ON DECK FOR WEDNESDAY, SEPTEMBER 13
KEY POINTS:
- Risk-off sentiment ahead of US CPI
- US core CPI expected to be soft…
- …but does it matter if not?
- Japanese PMI Kishida flags coming fiscal supports…
- …that may add to the case for ending the BoJ’s negative rates
- UK data disappoints again
Global markets are treading somewhat carefully ahead of US CPI. Gilts are outperforming following weaker than expected UK releases. Oil keeps gaining.
Comments by Japan’s PM Kishida are worth paying attention to. His remarks reinforce the view that the global tango that has governments taking one stimulus step forward while central banks take one tightening step backward continues unabated. Kishida said his government will introduce policies on higher pay in October that will seek to have wage gains outpace inflation while offering higher gas subsidies in a larger package of fiscal measures. The comments hit after Tokyo markets shut. At the margin, however, they add to sentiment that the end of negative rates at the BoJ lies within reach. OIS markets are pricing a zero rate by December and then a move from -0.1% to a target rate of about 20bps by next summer.
This is a further negative for global bond markets. There are few forms of policy advice that have proven to be more disastrous than the advice offered by some to governments to lock and load with increased long-term spending on the view that bond yields couldn’t possibly go up much. That advice was especially influential in my home country of Canada and the fact it has been dead wrong is contributing to rising long-term structural deficits.
UK GDP fell by -0.5% m/m in July (-0.2% consensus). Services disappointed as the monthly index fell by -0.5% m/m (-0.1% consensus). Industrial output landed on the screws at -0.7% m/m. Construction output also fell by -0.5% and on expectations.
Most of the focus will be upon US core CPI. Most—including Scotia—expect a gain of 0.2% m/m SA. A minority expect 0.3 and one or two are at 0.1. The Cleveland Fed’s ‘nowcast’ is tracking 0.4% but has overestimated core CPI for a while now.

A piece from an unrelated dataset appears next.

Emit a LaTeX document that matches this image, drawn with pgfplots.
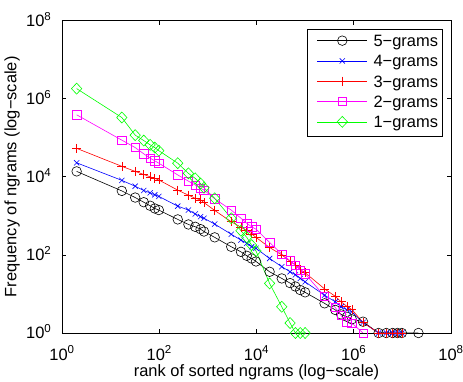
\documentclass[border=0pt]{standalone}
\usepackage{fontspec}
\setmainfont{Liberation Sans}
\usepackage{pgfplots}
\pgfplotsset{compat=1.18}
\definecolor{mgreen}{rgb}{0,1,0}
\definecolor{mmag}{rgb}{1,0,1}
\definecolor{mblue}{rgb}{0,0,1}
\definecolor{mred}{rgb}{1,0,0}
\newcommand{\lf}{\fontsize{16.5}{19}\selectfont}
\begin{document}
\lf
\begin{tikzpicture}
\begin{axis}[
  scale only axis, width=389bp, height=312.3bp,
  xmode=log, ymode=log,
  xmin=1, xmax=1e8, ymin=1, ymax=1e8,
  xtick={1,1e2,1e4,1e6,1e8},
  ytick={1,1e2,1e4,1e6,1e8},
  xticklabels={10\textsuperscript{0},10\textsuperscript{2},10\textsuperscript{4},10\textsuperscript{6},10\textsuperscript{8}},
  yticklabels={10\textsuperscript{0},10\textsuperscript{2},10\textsuperscript{4},10\textsuperscript{6},10\textsuperscript{8}},
  minor xtick={}, minor ytick={},
  tick align=inside, major tick length=4bp,
  tick style={black, line width=0.7bp},
  axis line style={line width=0.8bp},
  tick label style={font=\lf},
  xticklabel style={anchor=base, yshift=-27bp},
  yticklabel style={anchor=base east, xshift=-5bp, yshift=-5.9bp},
  xlabel={rank of sorted ngrams (log−scale)},
  ylabel={Frequency of ngrams (log−scale)},
  label style={font=\lf},
  xlabel style={at={(axis description cs:0.5,0)}, anchor=base, yshift=-43bp},
  ylabel style={at={(axis description cs:-0.1285,0.5)}, anchor=center},
  clip=false,
  legend style={at={(1,1)}, anchor=north east, xshift=-8.3bp, yshift=-8.6bp,
    draw=black, line width=0.8bp, fill=white,
    inner xsep=4.3bp, inner ysep=4.75bp, row sep=4bp,
    font=\lf,
    nodes={inner sep=0pt, text height=12bp, text depth=4.3bp},
    cells={anchor=base west},
    /tikz/every odd column/.append style={column sep=6bp}},
  legend image code/.code={
    \path (-5.7bp,0bp) (50bp,0bp);
    \draw[mark repeat=2,mark phase=2,#1] plot coordinates {(0bp,5.8bp) (25bp,5.8bp) (50bp,5.8bp)};
  },
]
\addplot[black, line width=0.6bp, mark=o, mark size=4.8bp, mark options={solid}] coordinates {
(2,13800)(17,4365)(32,2950)(48,2240)(65,1820)(81,1550)(98,1410)(240,813)(398,603)(550,525)(708,457)(832,398)(1380,282)(3020,162)(4790,120)(6310,95)(7940,81)(9770,68)(18600,37)(33100,25)(49000,19)(63100,15.5)(79400,12.6)(100000,11)(251000,5.75)(417000,3.9)(550000,3.0)(724000,2.6)(912000,2.24)(1550000,1.95)(3240000,1)(4680000,1)(6310000,1)(7940000,1)(9770000,1)(21400000,1)
};
\addlegendentry{5−grams}
\addplot[mblue, line width=0.6bp, mark=x, mark size=3.7bp, mark options={solid}] coordinates {
(2,22900)(17,8130)(32,5750)(48,4470)(65,3890)(81,3470)(98,3160)(240,1780)(398,1410)(550,1120)(708,955)(832,871)(1380,617)(3020,339)(4790,240)(6310,200)(7940,162)(9770,148)(18600,81)(33100,50)(49000,37)(63100,31)(79400,25)(100000,20.4)(251000,9.3)(417000,6.3)(550000,4.7)(724000,3.9)(912000,3.5)(1550000,1.86)(3240000,1)(4680000,1)(6310000,1)(7940000,1)(9770000,1)
};
\addlegendentry{4−grams}
\addplot[mred, line width=0.6bp, mark=+, mark size=4.5bp, mark options={solid}] coordinates {
(2,53700)(17,18600)(32,13800)(48,11500)(65,10000)(81,9120)(98,8320)(240,4570)(398,3390)(550,2820)(708,2570)(832,2190)(1380,1380)(3020,708)(4790,513)(6310,417)(7940,347)(9770,282)(18600,155)(33100,100)(49000,69)(63100,55)(79400,42)(100000,35)(251000,13.5)(417000,8.7)(550000,6.3)(724000,4.8)(912000,4.0)(1550000,1.86)(3240000,1)(4680000,1)(6310000,1)(7940000,1)(9770000,1)
};
\addlegendentry{3−grams}
\addplot[mmag, line width=0.6bp, mark=square, mark size=4.2bp, mark options={solid}] coordinates {
(2,389000)(17,87100)(32,56200)(48,38900)(65,30200)(81,25700)(98,22400)(240,11200)(398,7760)(550,6170)(708,5130)(832,4570)(1380,2750)(3020,1410)(4790,871)(6310,646)(7940,525)(9770,457)(18600,209)(33100,105)(49000,71)(63100,55)(79400,41)(100000,33)(251000,8.7)(417000,4.5)(550000,2.8)(724000,1.95)(912000,1.8)(1550000,1)
};
\addlegendentry{2−grams}
\addplot[mgreen, line width=0.6bp, mark=diamond, mark size=5.5bp, mark options={solid, xscale=1.25}] coordinates {
(2,1820000)(17,331000)(32,117000)(48,85100)(65,66100)(81,56200)(98,46800)(240,22400)(398,12300)(550,9120)(708,6760)(832,5250)(1380,2820)(3020,871)(4790,417)(6310,282)(7940,178)(9770,126)(18600,18.6)(33100,4.7)(49000,1.8)(63100,1)(79400,1)(100000,1)
};
\addlegendentry{1−grams}
\end{axis}
\pgfresetboundingbox
\path ([shift={(-62bp,-49bp)}]current axis.south west) rectangle ([shift={(12bp,20.7bp)}]current axis.north east);
\end{tikzpicture}
\end{document}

Gasoline will be the big driver of the large, expected jump in headline CPI as the all-grades gasoline price composite hits the year’s highs. Shelter is likely to remain disinflationary at the margin as we’re trending off peak gains in OER and rent of primary residence in lagging response to prior softening of market rent gauges. Vehicle prices should have little effect but there is always risk in how the BLS captures known information through partial samples and adjustments. Core services ex-housing prices are expected to remain subdued compared to the peak rates of increase earlier in the pandemic period.

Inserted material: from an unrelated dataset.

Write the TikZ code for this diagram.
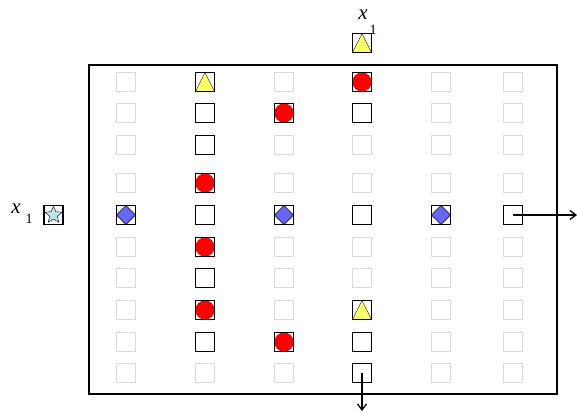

As argued in my week ahead (here), I don’t think the release will be enough to sway the FOMC away from a pause next week. The trends in core inflation and jobs plus rising downside risk to GDP growth after Q3 could drive a cautious approach. Toss in the risks of a UAW strike announcement as soon as tomorrow and a US government shutdown into October plus student loan payments shock and our best guess at Q4 GDP growth is tracking about 0% growth to err on the side of caution. After that we’ll see, since some of these shocks could reverse into early 2024 and therefore complicate the Fed’s ability to read the tea leaves.